──────── Given records

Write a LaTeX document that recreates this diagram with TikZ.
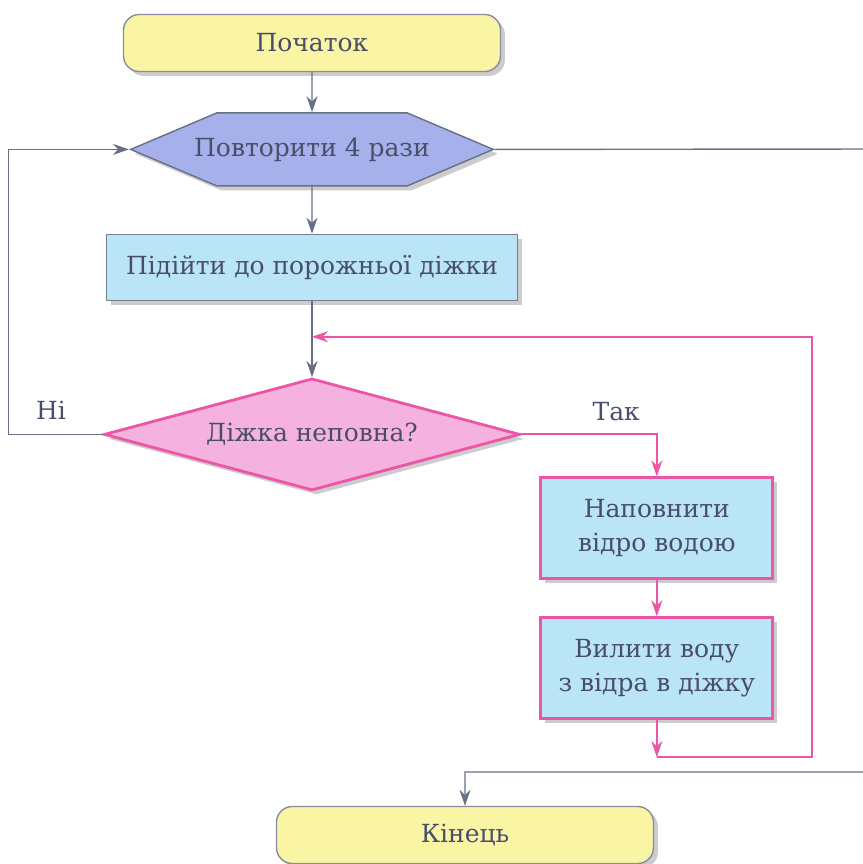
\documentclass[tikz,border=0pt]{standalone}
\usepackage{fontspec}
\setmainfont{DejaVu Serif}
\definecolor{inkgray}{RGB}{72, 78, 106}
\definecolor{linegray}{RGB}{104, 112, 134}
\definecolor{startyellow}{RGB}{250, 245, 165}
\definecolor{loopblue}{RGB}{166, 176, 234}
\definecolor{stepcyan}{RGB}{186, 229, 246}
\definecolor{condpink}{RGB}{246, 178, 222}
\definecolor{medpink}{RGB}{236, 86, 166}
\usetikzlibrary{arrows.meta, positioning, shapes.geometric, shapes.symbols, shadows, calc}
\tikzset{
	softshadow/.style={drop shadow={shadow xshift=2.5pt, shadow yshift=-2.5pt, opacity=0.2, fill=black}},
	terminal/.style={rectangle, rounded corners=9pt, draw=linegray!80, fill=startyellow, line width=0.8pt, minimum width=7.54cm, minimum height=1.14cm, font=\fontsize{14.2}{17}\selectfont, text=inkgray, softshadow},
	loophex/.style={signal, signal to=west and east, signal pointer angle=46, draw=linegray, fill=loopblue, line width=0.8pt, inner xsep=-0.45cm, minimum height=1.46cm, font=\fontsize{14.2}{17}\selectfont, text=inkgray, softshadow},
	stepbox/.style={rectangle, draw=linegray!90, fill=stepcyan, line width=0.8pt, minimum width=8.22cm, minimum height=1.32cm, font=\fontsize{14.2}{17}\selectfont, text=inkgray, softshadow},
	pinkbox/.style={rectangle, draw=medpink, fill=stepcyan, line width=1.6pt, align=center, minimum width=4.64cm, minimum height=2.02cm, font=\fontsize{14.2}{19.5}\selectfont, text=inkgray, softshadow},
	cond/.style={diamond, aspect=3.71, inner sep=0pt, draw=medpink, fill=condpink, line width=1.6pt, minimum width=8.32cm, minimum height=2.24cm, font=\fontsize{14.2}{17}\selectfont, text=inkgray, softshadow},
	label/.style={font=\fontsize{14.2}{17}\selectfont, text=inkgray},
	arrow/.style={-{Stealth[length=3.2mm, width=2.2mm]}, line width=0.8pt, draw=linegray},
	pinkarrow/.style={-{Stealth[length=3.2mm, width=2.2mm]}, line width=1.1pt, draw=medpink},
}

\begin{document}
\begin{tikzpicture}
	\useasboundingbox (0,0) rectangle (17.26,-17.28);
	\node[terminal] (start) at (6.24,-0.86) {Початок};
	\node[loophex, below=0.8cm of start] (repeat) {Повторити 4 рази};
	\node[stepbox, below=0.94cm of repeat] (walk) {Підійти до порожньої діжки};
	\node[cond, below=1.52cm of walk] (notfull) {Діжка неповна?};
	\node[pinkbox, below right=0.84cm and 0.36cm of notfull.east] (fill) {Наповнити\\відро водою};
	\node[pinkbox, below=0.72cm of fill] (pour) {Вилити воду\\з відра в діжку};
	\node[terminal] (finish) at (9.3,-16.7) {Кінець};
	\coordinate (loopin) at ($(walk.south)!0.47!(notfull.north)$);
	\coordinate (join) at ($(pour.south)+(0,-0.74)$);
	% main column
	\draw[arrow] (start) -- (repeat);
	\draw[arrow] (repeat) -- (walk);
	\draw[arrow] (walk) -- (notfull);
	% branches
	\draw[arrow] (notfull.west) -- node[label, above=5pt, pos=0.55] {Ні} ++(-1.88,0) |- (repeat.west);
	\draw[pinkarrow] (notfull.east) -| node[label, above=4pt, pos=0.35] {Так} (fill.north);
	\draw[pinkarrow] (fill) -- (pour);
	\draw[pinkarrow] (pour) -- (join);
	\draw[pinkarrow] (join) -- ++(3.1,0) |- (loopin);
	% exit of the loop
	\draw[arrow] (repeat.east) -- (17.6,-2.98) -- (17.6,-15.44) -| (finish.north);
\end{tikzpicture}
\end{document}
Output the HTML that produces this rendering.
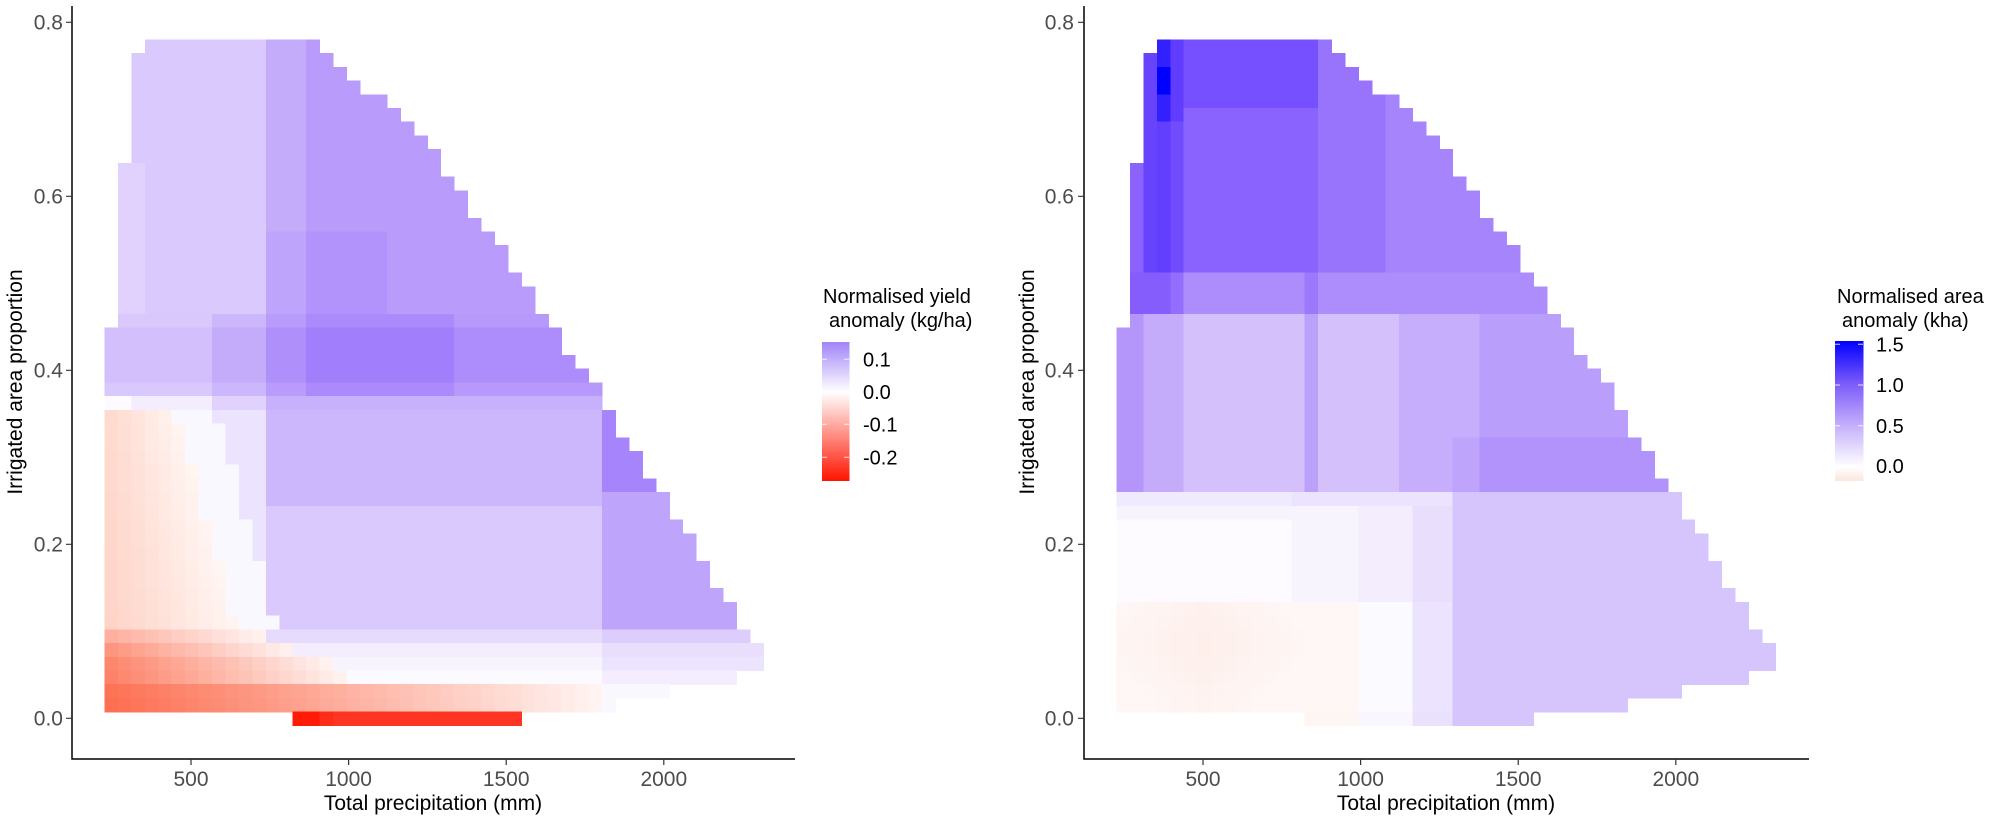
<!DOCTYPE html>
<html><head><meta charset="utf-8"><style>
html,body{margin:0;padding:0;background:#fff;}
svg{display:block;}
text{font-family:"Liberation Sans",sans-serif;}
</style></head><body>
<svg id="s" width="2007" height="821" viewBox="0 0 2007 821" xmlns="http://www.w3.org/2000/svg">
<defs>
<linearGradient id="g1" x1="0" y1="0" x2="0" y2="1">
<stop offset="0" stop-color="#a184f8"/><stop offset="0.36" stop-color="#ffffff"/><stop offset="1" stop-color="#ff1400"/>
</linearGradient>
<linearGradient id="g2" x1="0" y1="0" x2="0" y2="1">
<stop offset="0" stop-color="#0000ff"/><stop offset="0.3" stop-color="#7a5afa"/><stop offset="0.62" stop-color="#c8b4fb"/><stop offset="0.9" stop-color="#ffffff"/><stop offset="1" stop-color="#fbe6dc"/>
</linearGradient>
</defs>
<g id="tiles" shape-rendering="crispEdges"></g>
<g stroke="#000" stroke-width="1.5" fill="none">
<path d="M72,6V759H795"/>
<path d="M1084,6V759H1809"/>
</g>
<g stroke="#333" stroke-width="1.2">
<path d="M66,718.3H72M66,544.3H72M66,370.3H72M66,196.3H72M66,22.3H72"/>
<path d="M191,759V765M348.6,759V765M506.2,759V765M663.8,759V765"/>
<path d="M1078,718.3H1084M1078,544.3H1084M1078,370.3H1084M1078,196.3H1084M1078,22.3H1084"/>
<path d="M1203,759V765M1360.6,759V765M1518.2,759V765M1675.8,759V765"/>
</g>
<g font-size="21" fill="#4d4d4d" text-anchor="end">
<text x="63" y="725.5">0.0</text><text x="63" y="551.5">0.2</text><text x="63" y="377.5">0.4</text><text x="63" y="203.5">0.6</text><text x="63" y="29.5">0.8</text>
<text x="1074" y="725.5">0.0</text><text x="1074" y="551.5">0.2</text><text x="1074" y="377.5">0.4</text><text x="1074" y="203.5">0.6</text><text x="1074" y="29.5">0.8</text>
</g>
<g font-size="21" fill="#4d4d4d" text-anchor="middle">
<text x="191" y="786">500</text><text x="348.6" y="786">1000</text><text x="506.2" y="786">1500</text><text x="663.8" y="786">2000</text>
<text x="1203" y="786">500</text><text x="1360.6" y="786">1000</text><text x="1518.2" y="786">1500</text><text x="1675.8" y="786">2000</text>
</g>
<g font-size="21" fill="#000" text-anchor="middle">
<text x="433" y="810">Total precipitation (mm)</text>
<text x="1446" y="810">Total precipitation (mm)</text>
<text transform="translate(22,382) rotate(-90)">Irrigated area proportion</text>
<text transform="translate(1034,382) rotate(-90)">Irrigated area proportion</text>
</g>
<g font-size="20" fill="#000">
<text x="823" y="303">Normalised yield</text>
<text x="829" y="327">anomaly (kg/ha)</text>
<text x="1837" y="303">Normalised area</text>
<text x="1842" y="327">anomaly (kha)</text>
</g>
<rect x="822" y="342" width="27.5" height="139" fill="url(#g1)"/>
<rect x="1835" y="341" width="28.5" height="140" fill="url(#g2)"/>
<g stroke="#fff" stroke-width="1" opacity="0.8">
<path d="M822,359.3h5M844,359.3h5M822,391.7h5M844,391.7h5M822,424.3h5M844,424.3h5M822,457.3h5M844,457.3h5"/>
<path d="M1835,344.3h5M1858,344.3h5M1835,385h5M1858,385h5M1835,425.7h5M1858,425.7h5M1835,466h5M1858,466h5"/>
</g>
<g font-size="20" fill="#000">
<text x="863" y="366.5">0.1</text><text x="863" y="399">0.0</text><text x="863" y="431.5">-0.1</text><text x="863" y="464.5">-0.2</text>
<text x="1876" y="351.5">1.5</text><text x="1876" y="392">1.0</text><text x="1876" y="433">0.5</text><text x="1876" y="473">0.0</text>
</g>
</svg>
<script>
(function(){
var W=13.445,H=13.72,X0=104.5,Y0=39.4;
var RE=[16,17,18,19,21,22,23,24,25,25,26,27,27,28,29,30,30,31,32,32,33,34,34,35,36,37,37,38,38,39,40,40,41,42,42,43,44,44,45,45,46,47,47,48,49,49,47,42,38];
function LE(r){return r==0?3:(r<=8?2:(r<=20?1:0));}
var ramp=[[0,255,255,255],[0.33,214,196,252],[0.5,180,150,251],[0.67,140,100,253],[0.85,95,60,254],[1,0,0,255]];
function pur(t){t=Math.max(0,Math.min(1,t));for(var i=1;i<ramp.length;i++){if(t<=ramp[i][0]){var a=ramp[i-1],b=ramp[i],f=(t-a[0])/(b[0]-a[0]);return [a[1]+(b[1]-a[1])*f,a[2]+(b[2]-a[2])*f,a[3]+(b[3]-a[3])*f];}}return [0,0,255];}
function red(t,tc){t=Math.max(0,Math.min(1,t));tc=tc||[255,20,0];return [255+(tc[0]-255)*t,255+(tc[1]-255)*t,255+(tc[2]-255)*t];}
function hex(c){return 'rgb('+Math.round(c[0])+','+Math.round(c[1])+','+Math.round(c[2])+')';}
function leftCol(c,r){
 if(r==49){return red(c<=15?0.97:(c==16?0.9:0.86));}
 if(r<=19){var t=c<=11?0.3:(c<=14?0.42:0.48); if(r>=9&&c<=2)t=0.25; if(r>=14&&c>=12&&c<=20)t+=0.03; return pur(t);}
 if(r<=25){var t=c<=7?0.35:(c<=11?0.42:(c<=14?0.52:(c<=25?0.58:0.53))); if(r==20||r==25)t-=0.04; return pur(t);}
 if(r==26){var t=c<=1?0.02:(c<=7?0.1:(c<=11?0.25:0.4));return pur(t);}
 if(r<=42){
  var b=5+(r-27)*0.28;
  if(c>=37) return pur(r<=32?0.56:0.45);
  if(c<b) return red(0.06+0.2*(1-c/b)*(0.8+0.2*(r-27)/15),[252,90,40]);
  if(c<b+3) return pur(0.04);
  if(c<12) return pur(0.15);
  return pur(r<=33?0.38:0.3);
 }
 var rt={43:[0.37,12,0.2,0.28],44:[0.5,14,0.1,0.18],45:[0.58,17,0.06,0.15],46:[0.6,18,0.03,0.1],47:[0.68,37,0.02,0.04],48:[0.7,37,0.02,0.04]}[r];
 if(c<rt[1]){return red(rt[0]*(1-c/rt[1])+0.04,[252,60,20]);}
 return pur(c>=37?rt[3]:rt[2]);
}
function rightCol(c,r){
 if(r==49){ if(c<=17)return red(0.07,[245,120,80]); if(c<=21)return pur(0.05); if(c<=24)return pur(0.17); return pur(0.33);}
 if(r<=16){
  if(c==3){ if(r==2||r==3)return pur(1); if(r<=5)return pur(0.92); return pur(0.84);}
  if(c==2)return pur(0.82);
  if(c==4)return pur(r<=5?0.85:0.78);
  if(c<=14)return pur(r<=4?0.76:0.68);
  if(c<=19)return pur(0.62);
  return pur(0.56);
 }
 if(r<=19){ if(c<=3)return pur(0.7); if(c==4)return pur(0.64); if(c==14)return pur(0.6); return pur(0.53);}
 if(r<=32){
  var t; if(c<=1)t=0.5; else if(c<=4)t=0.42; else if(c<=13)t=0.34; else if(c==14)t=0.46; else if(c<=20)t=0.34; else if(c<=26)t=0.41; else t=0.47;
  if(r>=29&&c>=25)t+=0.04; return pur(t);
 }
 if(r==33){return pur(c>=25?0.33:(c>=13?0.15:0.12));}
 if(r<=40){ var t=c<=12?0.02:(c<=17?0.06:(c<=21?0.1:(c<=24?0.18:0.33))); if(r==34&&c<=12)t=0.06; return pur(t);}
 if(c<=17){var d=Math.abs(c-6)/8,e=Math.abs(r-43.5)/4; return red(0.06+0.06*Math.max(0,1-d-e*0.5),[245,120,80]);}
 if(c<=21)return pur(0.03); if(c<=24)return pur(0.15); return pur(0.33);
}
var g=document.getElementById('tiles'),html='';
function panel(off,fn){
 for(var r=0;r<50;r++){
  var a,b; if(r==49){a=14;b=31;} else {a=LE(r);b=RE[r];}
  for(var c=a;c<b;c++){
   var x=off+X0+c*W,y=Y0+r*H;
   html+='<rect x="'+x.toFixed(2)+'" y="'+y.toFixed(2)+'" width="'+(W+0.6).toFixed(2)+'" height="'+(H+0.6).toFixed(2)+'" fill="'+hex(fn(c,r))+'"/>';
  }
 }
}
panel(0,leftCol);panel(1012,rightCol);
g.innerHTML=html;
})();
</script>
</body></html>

────────────────

How many of the lines above include the word "rendering"? Respond with the number alone.

2